Azamara also boasts evening tours, but they only really existed in the one port (Barcelona) where we overnighted -- in addition to the AzAmazing Evening. Every Azamara cruise, except for transatlantic voyages and the rare less-than-a-weeklong sailing, includes a complimentary AzAmazing Evening that showcases the best of local culture in fabulous settings and famous landmarks. Examples include a concert inside St. Michael's Cave in Gibraltar; a polo match in Saint-Tropez on the French Riveria; and, in the Ancient City outside of Bangkok, a personal tour of replicas of different kingdoms, with samples of Thai beer and cuisine.
Azamara also carries touring bikes (the upright kind with bells and baskets) aboard Quest, with a dedicated cycle guide, and offers biking excursions in several ports. The bike tour we tried in Valencia had a local guide leading the way and giving commentary, while Quest's guide was on hand to provide support to the passengers and fix any bike issues, should the need arise. While our tour involved some rather dicey street biking, we're told the line is working on finessing its bike tours to involve only rides on dedicated bike paths.

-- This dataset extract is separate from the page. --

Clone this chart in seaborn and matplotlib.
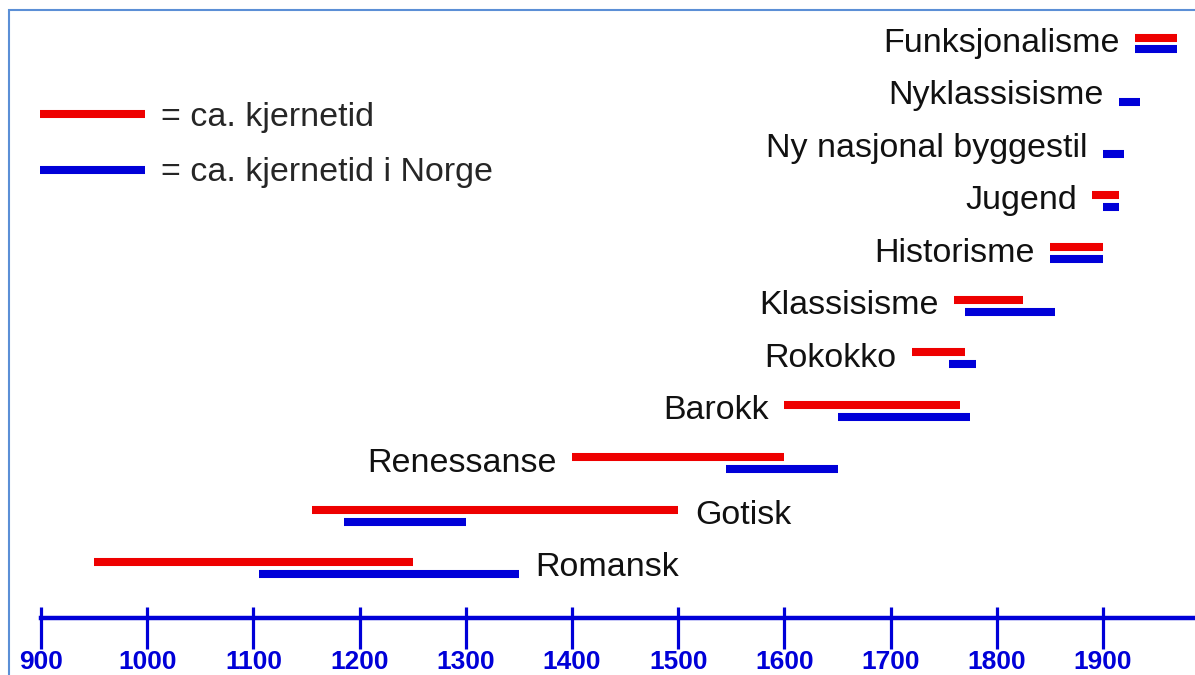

One other nice touch about Quest's excursions is that most of our tours included local snacks, even on excursions that are not otherwise food-oriented. On a boat ride, we stopped for local cookies and wine; a historic walking tour concluded with local cheese and cured ham; and even the bike tour included a pit stop for a refreshing local drink.
Prices for tours run the gamut, with some under $100 for a half-day tour and others priced at $350 per person. We did hear some grumbling about the more expensive tours, and for some, you might be able to find an independent tour for less. A concierge is available to help passengers arrange for private excursions or tours that are run independent of the ship. The ship also provides complimentary shuttles to and from port communities, when it's not so easy to walk off the ship and into town.
Daytime and Evening Entertainment
Azamara Quest's cruises are so port intensive, there are hardly any sea days and a minimal need for daytime activities. On our sailing, everyday activities were limited to fitness classes and spa seminars, themed trivia, and unhosted shuffleboard or Ping-Pong play.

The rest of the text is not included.